▶ **INFORMATION PROVIDED**
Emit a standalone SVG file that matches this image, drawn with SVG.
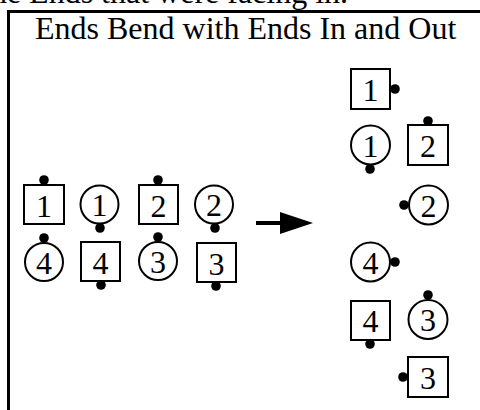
<svg xmlns="http://www.w3.org/2000/svg" width="480" height="410" viewBox="0 0 480 410">
  <style>
    .txt { font-family: "Liberation Serif", "Times New Roman", serif; font-size: 32px; fill: #000; }
    .lbl { font-family: "Liberation Serif", "Times New Roman", serif; font-size: 32px; fill: #000; text-anchor: middle; }
    .box { fill: #fff; stroke: #000; stroke-width: 2; }
    .end { fill: #000; }
    .frame { fill: none; stroke: #000; stroke-width: 3; }
  </style>
  <defs>
    <circle id="dot" r="4.8" class="end"/>
  </defs>

  <rect width="480" height="410" fill="#fff"/>

  <!-- caption line running off the top edge -->
  <text class="txt" x="-18" y="3">the Ends that were facing in.</text>

  <!-- frame, continuing past the right and bottom edges -->
  <path class="frame" d="M8.5,420 V11.5 H490"/>

  <text class="txt" x="35" y="39">Ends Bend with Ends In and Out</text>

  <!-- starting arrangement, ends facing in -->
  <g id="s1-start"><rect class="box" x="24" y="185" width="40" height="39"/><use href="#dot" x="44" y="180"/><text class="lbl" x="44" y="217">1</text></g>
  <g id="c1-start"><circle class="box" cx="99.5" cy="204.5" r="19"/><use href="#dot" x="100" y="228"/><text class="lbl" x="99.5" y="216">1</text></g>
  <g id="s2-start"><rect class="box" x="139" y="185" width="39" height="39"/><use href="#dot" x="158" y="180"/><text class="lbl" x="158.5" y="217">2</text></g>
  <g id="c2-start"><circle class="box" cx="214" cy="204.5" r="19"/><use href="#dot" x="215" y="228"/><text class="lbl" x="214" y="216">2</text></g>
  <g id="c4-start"><circle class="box" cx="44" cy="262" r="19"/><use href="#dot" x="44" y="238"/><text class="lbl" x="44" y="274">4</text></g>
  <g id="s4-start"><rect class="box" x="81" y="242" width="39" height="39"/><use href="#dot" x="101" y="285"/><text class="lbl" x="100.5" y="274">4</text></g>
  <g id="c3-start"><circle class="box" cx="158" cy="261" r="19"/><use href="#dot" x="158" y="237"/><text class="lbl" x="158" y="273">3</text></g>
  <g id="s3-start"><rect class="box" x="197" y="243" width="39" height="39"/><use href="#dot" x="216" y="286"/><text class="lbl" x="216.5" y="275">3</text></g>

  <g id="connectors">
    <line x1="256" y1="223" x2="284" y2="223" stroke="#000" stroke-width="4"/>
    <polygon points="280,212 313,223 280,234" fill="#000"/>
  </g>

  <!-- bent arrangement, ends facing out -->
  <g id="s1-end"><rect class="box" x="351" y="69" width="39" height="40"/><use href="#dot" x="395" y="89"/><text class="lbl" x="370.5" y="101">1</text></g>
  <g id="c1-end"><circle class="box" cx="370.5" cy="145" r="19.5"/><use href="#dot" x="370" y="169"/><text class="lbl" x="370.5" y="157">1</text></g>
  <g id="s2-end"><rect class="box" x="408" y="125" width="40" height="40"/><use href="#dot" x="428" y="121"/><text class="lbl" x="428" y="157">2</text></g>
  <g id="c2-end"><circle class="box" cx="428.5" cy="205" r="19.5"/><use href="#dot" x="404" y="205"/><text class="lbl" x="428.5" y="217">2</text></g>
  <g id="c4-end"><circle class="box" cx="370.5" cy="262" r="19.5"/><use href="#dot" x="395" y="262"/><text class="lbl" x="370.5" y="274">4</text></g>
  <g id="s4-end"><rect class="box" x="351" y="301" width="39" height="39"/><use href="#dot" x="370" y="344"/><text class="lbl" x="370.5" y="332">4</text></g>
  <g id="c3-end"><circle class="box" cx="428" cy="319.5" r="19.5"/><use href="#dot" x="428" y="295"/><text class="lbl" x="428" y="331">3</text></g>
  <g id="s3-end"><rect class="box" x="408" y="357" width="40" height="40"/><use href="#dot" x="403" y="377"/><text class="lbl" x="428" y="389">3</text></g>
</svg>
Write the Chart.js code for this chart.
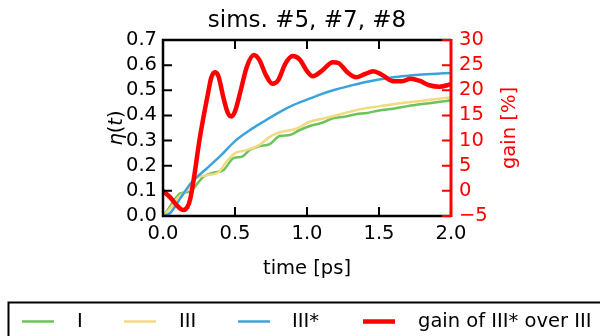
<!DOCTYPE html>
<html>
<head>
<meta charset="utf-8">
<script src="https://cdn.jsdelivr.net/npm/chart.js@4.4.0/dist/chart.umd.min.js"></script>
<style>
  html, body { margin: 0; padding: 0; background: #fff; }
</style>
</head>
<body>
<canvas id="simsChart" width="600" height="336"></canvas>
<script>
// efficiency curves eta(t)
const timeI = [0, 0.04, 0.08, 0.12, 0.19, 0.24, 0.28, 0.35, 0.42, 0.49, 0.55, 0.6, 0.67, 0.74, 0.81, 0.88, 0.95, 1.02, 1.1, 1.18, 1.26, 1.34, 1.42, 1.5, 1.6, 1.7, 1.8, 1.9, 2.0];
const etaI = [0, 0.03, 0.065, 0.09, 0.097, 0.13, 0.156, 0.172, 0.183, 0.23, 0.236, 0.262, 0.278, 0.286, 0.318, 0.322, 0.342, 0.358, 0.37, 0.389, 0.395, 0.405, 0.41, 0.42, 0.427, 0.437, 0.445, 0.452, 0.46];

const timeIII = [0, 0.05, 0.1, 0.17, 0.23, 0.3, 0.38, 0.44, 0.5, 0.58, 0.67, 0.75, 0.85, 0.92, 1.02, 1.1, 1.2, 1.3, 1.4, 1.5, 1.65, 1.8, 2.0];
const etaIII = [0, 0.03, 0.07, 0.105, 0.15, 0.162, 0.172, 0.215, 0.25, 0.262, 0.283, 0.318, 0.338, 0.346, 0.375, 0.386, 0.40, 0.415, 0.428, 0.436, 0.448, 0.458, 0.472];

const timeIIIs = [0, 0.05, 0.12, 0.2, 0.3, 0.4, 0.5, 0.6, 0.7, 0.8, 0.9, 1.0, 1.1, 1.2, 1.3, 1.4, 1.5, 1.6, 1.7, 1.8, 1.9, 2.0];
const etaIIIs = [0, 0.012, 0.07, 0.135, 0.187, 0.24, 0.298, 0.34, 0.376, 0.41, 0.44, 0.463, 0.485, 0.503, 0.518, 0.532, 0.543, 0.552, 0.558, 0.563, 0.566, 0.569];

// gain of III* over III in %
const timeGain = [0, 0.05, 0.1, 0.14, 0.17, 0.19, 0.22, 0.25, 0.28, 0.31, 0.335, 0.36, 0.385, 0.42, 0.45, 0.475, 0.5, 0.54, 0.58, 0.63, 0.67, 0.71, 0.76, 0.8, 0.85, 0.9, 0.95, 1.0, 1.04, 1.1, 1.18, 1.22, 1.28, 1.34, 1.4, 1.46, 1.52, 1.6, 1.66, 1.72, 1.78, 1.85, 1.92, 2.0];
const gain = [0, -1.3, -3.0, -3.8, -3.2, -1.5, 3.5, 9.5, 14.5, 19.0, 22.5, 23.6, 22.8, 18.5, 15.5, 14.8, 15.8, 20.0, 24.5, 27.0, 26.0, 23.3, 21.3, 22.0, 25.3, 26.8, 26.1, 23.8, 22.8, 23.8, 25.6, 25.4, 23.6, 22.6, 23.2, 23.8, 23.1, 21.8, 21.8, 22.3, 21.9, 21.0, 20.7, 21.2];

const xTicks = [0, 0.5, 1.0, 1.5, 2.0];
const etaTicks = [0, 0.1, 0.2, 0.3, 0.4, 0.5, 0.6, 0.7];
const gainTicks = [-5, 0, 5, 10, 15, 20, 25, 30];

const seriesLabels = ['I', 'III', 'III*', 'gain of III* over III'];

const FONT = 'DejaVu Sans, Verdana, sans-serif';

function pts(ts, vs) {
  return ts.map((t, i) => ({ x: t, y: vs[i] }));
}

// spines, inward ticks, titles and the boxed legend (matplotlib look)
const decorPlugin = {
  id: 'decor',
  afterDatasetsDraw(chart) {
    const ctx = chart.ctx;
    const a = chart.chartArea;
    const sx = chart.scales.x, sy = chart.scales.y, sg = chart.scales.yGain;
    const tl = 9;
    ctx.save();
    // black spines
    ctx.strokeStyle = '#000';
    ctx.lineWidth = 2.5;
    ctx.beginPath();
    ctx.moveTo(a.right, a.top); ctx.lineTo(a.left, a.top);
    ctx.lineTo(a.left, a.bottom); ctx.lineTo(a.right, a.bottom);
    ctx.stroke();
    // ticks
    ctx.lineWidth = 2;
    ctx.beginPath();
    xTicks.forEach(v => {
      const px = sx.getPixelForValue(v);
      ctx.moveTo(px, a.bottom); ctx.lineTo(px, a.bottom - tl);
      ctx.moveTo(px, a.top); ctx.lineTo(px, a.top + tl);
    });
    etaTicks.forEach(v => {
      const py = sy.getPixelForValue(v);
      ctx.moveTo(a.left, py); ctx.lineTo(a.left + tl, py);
    });
    ctx.stroke();
    // red right spine + ticks
    ctx.strokeStyle = '#ff0000';
    ctx.lineWidth = 3;
    ctx.beginPath();
    ctx.moveTo(a.right, a.top - 1); ctx.lineTo(a.right, a.bottom + 1);
    ctx.stroke();
    ctx.lineWidth = 2;
    ctx.beginPath();
    gainTicks.forEach(v => {
      const py = sg.getPixelForValue(v);
      ctx.moveTo(a.right, py); ctx.lineTo(a.right - tl, py);
    });
    ctx.stroke();
    ctx.restore();
  },
  afterDraw(chart) {
    const ctx = chart.ctx;
    const a = chart.chartArea;
    const cx = (a.left + a.right) / 2;
    const cy = (a.top + a.bottom) / 2;
    ctx.save();
    ctx.fillStyle = '#000';
    ctx.textAlign = 'center';
    ctx.textBaseline = 'alphabetic';
    ctx.font = '23px ' + FONT;
    ctx.fillText('sims. #5, #7, #8', cx, 27);

    ctx.font = '19.5px ' + FONT;
    ctx.textBaseline = 'middle';
    ctx.fillText('time [ps]', cx, 269);

    // eta(t), mathtext style: italic symbols, upright parens
    ctx.save();
    ctx.translate(117, cy);
    ctx.rotate(-Math.PI / 2);
    const parts = [['η', 'italic '], ['(', ''], ['t', 'italic '], [')', '']];
    let w = 0;
    parts.forEach(p => { ctx.font = p[1] + '19.5px ' + FONT; w += ctx.measureText(p[0]).width; });
    let x0 = -w / 2;
    ctx.textAlign = 'left';
    parts.forEach(p => {
      ctx.font = p[1] + '19.5px ' + FONT;
      ctx.fillText(p[0], x0, 0);
      x0 += ctx.measureText(p[0]).width;
    });
    ctx.restore();

    ctx.save();
    ctx.translate(510, cy);
    ctx.rotate(-Math.PI / 2);
    ctx.fillStyle = '#ff0000';
    ctx.font = '19.5px ' + FONT;
    ctx.textAlign = 'center';
    ctx.fillText('gain [%]', 0, 0);
    ctx.restore();

    // legend box below the axes (runs past the right edge)
    ctx.strokeStyle = '#000';
    ctx.lineWidth = 2;
    ctx.strokeRect(8.5, 302.5, 700, 60);
    const handleX = [22, 124, 238, 363];
    const textX = [77, 179, 292, 418];
    const ly = 321.5;
    ctx.font = '19.5px ' + FONT;
    ctx.textAlign = 'left';
    ctx.textBaseline = 'middle';
    chart.data.datasets.forEach((ds, i) => {
      ctx.strokeStyle = ds.borderColor;
      ctx.lineWidth = ds.borderWidth;
      ctx.beginPath();
      ctx.moveTo(handleX[i], ly);
      ctx.lineTo(handleX[i] + 32, ly);
      ctx.stroke();
      ctx.fillStyle = '#000';
      ctx.fillText(ds.label, textX[i], ly);
    });
    ctx.restore();
  }
};

const ctx = document.getElementById('simsChart').getContext('2d');
const simsChart = new Chart(ctx, {
  type: 'line',
  data: {
    datasets: [
      { label: seriesLabels[0], data: pts(timeI, etaI), borderColor: '#6cc35a', borderWidth: 2.5, yAxisID: 'y', order: 3 },
      { label: seriesLabels[1], data: pts(timeIII, etaIII), borderColor: '#f2da82', borderWidth: 2.5, yAxisID: 'y', order: 2 },
      { label: seriesLabels[2], data: pts(timeIIIs, etaIIIs), borderColor: '#3ba3dc', borderWidth: 2.5, yAxisID: 'y', order: 1 },
      { label: seriesLabels[3], data: pts(timeGain, gain), borderColor: '#ff0000', borderWidth: 4.5, yAxisID: 'yGain', order: 0 }
    ]
  },
  options: {
    responsive: false,
    animation: false,
    elements: {
      point: { radius: 0 },
      line: { cubicInterpolationMode: 'monotone', fill: false }
    },
    layout: { padding: { top: 40, left: 0, right: 0, bottom: 0 } },
    plugins: {
      legend: { display: false },
      title: { display: false },
      tooltip: { enabled: false }
    },
    scales: {
      x: {
        type: 'linear',
        min: 0, max: 2,
        afterBuildTicks: s => { s.ticks = xTicks.map(v => ({ value: v })); },
        afterFit: s => { s.height = 120; },
        grid: { display: false, drawTicks: false },
        border: { display: false },
        ticks: { color: '#000', font: { family: FONT, size: 19.5 }, padding: 6, maxRotation: 0, autoSkip: false, callback: v => v.toFixed(1) }
      },
      y: {
        position: 'left',
        min: 0, max: 0.7,
        afterBuildTicks: s => { s.ticks = etaTicks.map(v => ({ value: v })); },
        afterFit: s => { s.width = 163; },
        grid: { display: false, drawTicks: false },
        border: { display: false },
        ticks: { color: '#000', font: { family: FONT, size: 19.5 }, padding: 6, autoSkip: false, callback: v => v.toFixed(1) }
      },
      yGain: {
        position: 'right',
        min: -5, max: 30,
        afterBuildTicks: s => { s.ticks = gainTicks.map(v => ({ value: v })); },
        afterFit: s => { s.width = 149; },
        grid: { display: false, drawTicks: false },
        border: { display: false },
        ticks: { color: '#ff0000', font: { family: FONT, size: 19.5 }, padding: 8, autoSkip: false, callback: v => (v < 0 ? '\u2212' + Math.abs(v) : String(v)) }
      }
    }
  },
  plugins: [decorPlugin]
});
</script>
</body>
</html>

▶ **JOB**
Which lines of the data above contain "this"? Copy each one.

▶ **COMPLETE ANSWER**
Emit a standalone SVG file that matches this image, drawn with SVG.
Write the Chart.js code for this chart.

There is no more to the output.